Após ouvir empresários que prestavam serviços para o Presbitério, pastores e até funcionários, a comissão de investigação apontou a necessidade da contratação de uma auditoria externa. “Somente parte do trabalho foi concluída”, acrescenta Sérgio.
Com base nesse relatório preliminar, a igreja protocolou na Justiça uma ação pedindo o ressarcimento de danos, no valor de R$ 2,1 milhões. O advogado adiantou que, surgindo novas provas, a instituição não se furtará em adotar novas medidas judiciais.
Além das funções administrativas, Antônio Ângelo e Leonardo também foram afastados definitivamente das funções que exerciam na igreja como pastor e diácono, respectivamente.
“Eles podem frequentar os cultos por serem cerimônias públicas”, explicou o advogado da igreja.
ISENÇÃO
Sérgio garante que o presidente da Maranata não teve nenhum envolvimento com o esquema de corrupção. E mais: ele só tomou conhecimento da situação ao receber as denúncias.
“O presidente cuida exclusivamente da orientação doutrinária e da parte espiritual. Existem pessoas para cuidar dos outros setores”, afirmou.

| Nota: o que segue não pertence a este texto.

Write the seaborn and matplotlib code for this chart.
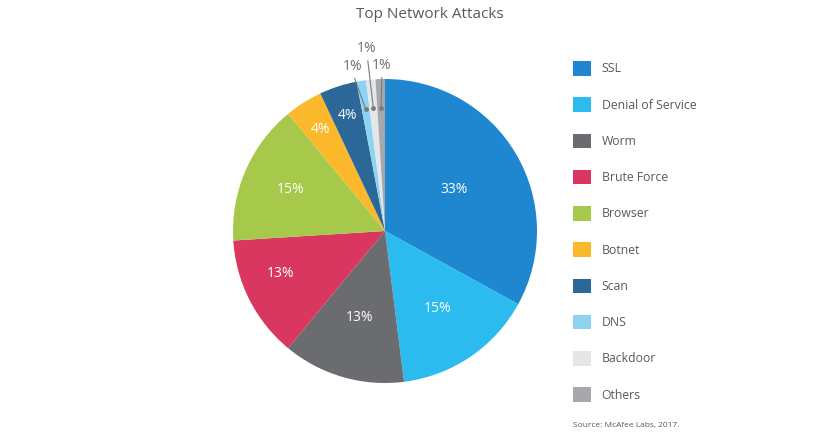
import numpy as np
import matplotlib
matplotlib.use("Agg")
import matplotlib.pyplot as plt
import seaborn as sns

categories = ["SSL", "Denial of Service", "Worm", "Brute Force", "Browser",
              "Botnet", "Scan", "DNS", "Backdoor", "Others"]
values = [33, 15, 13, 13, 15, 4, 4, 1, 1, 1]
colors_hex = ["#1f86d0", "#2bbbef", "#6b6c6f", "#d9375f", "#a6c94b",
              "#fbb82a", "#2b6797", "#8dd3f2", "#e5e6e8", "#a6a8ab"]
title = "Top Network Attacks"
source = "Source: McAfee Labs, 2017."

# label placement (style, not data)
label_radius = [0.53, 0.62, 0.59, 0.74, 0.68, 0.79, 0.80]
label_angle_shift = [0, 0, 0, -5, 0, 0, 0]
small_offsets = {7: (-0.21, 1.085), 8: (-0.118, 1.20), 9: (-0.02, 1.09)}

sns.set_theme(style="white")
plt.rcParams["font.family"] = ["Open Sans", "DejaVu Sans"]
palette = sns.color_palette(colors_hex)

W, H = 828, 433
fig = plt.figure(figsize=(W / 100, H / 100), dpi=100)
cx, cy, r = 385, 231, 152
ax = fig.add_axes([(cx - r) / W, (H - cy - r) / H, 2 * r / W, 2 * r / H])

wedges, _ = ax.pie(values, colors=palette, startangle=90, counterclock=False,
                   radius=1.0, wedgeprops=dict(linewidth=0))
ax.set_xlim(-1, 1)
ax.set_ylim(-1, 1)
ax.set_aspect("equal")
ax.axis("off")

total = sum(values)
cum = np.cumsum([0] + values)
for i, v in enumerate(values):
    mid = 90 - (cum[i] + v / 2) / total * 360
    if i < len(label_radius):
        th = np.deg2rad(mid + label_angle_shift[i])
        rr = label_radius[i]
        ax.text(rr * np.cos(th), rr * np.sin(th), f"{v}%", color="white",
                fontsize=10, ha="center", va="center")
    else:
        th = np.deg2rad(mid)
        px, py = 0.81 * np.cos(th), 0.81 * np.sin(th)
        tx, ty = small_offsets[i]
        ax.plot([px, tx + (px - tx) * 0.12], [py, ty - 0.08],
                color="#7a7b7e", lw=0.8, clip_on=False)
        ax.plot([px], [py], marker="o", ms=2.5, color="#7a7b7e", clip_on=False)
        ax.text(tx, ty, f"{v}%", color="#6d6e71", fontsize=10,
                ha="center", va="center", clip_on=False)

fig.text(430 / W, 1 - 15 / H, title, ha="center", va="center",
         fontsize=11, color="#555a60")

leg = fig.legend(wedges, categories, loc="upper left",
                 bbox_to_anchor=(573 / W, 1 - 61 / H), frameon=False,
                 fontsize=8.8, labelspacing=1.78, handlelength=1.45,
                 handleheight=1.45, handletextpad=0.9, borderpad=0,
                 borderaxespad=0)
for t in leg.get_texts():
    t.set_color("#555a60")

fig.text(573 / W, 1 - 426 / H, source, ha="left", va="center",
         fontsize=6, color="#555a60")

fig.savefig("out.png", dpi=100, facecolor="white")
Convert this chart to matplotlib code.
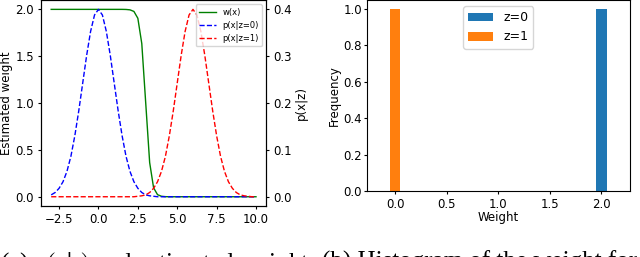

O advogado disse, ainda, que todos os fiéis foram comunicados das medidas que estão sendo adotadas por intermédio de uma circular divulgada nas igrejas. A igreja garante ainda que desconhece qualquer irregularidade na compra dos equipamentos destinados ao sistema de videoconferência.
“Noventa e cinco por cento do material foi comprado no Brasil. Só equipamentos dos estúdios foram trazidos do exterior”, pontuou Sérgio. Ele acrescenta que a direção da Maranata solicitou à Receita Federal e ao Ministério Público Estadual que investigassem todas as denúncias.
ACUSADOS
O vice-presidente Antônio Ângelo e o contador Leonardo foram procurados por A GAZETA e decidiram não falar sobre o assunto. Leonardo disse, em nota, que só vai se manifestar na Justiça. Já Antônio Ângelo afirma que quem tem que responder por ele é a igreja e não quis informar o nome do seu advogado.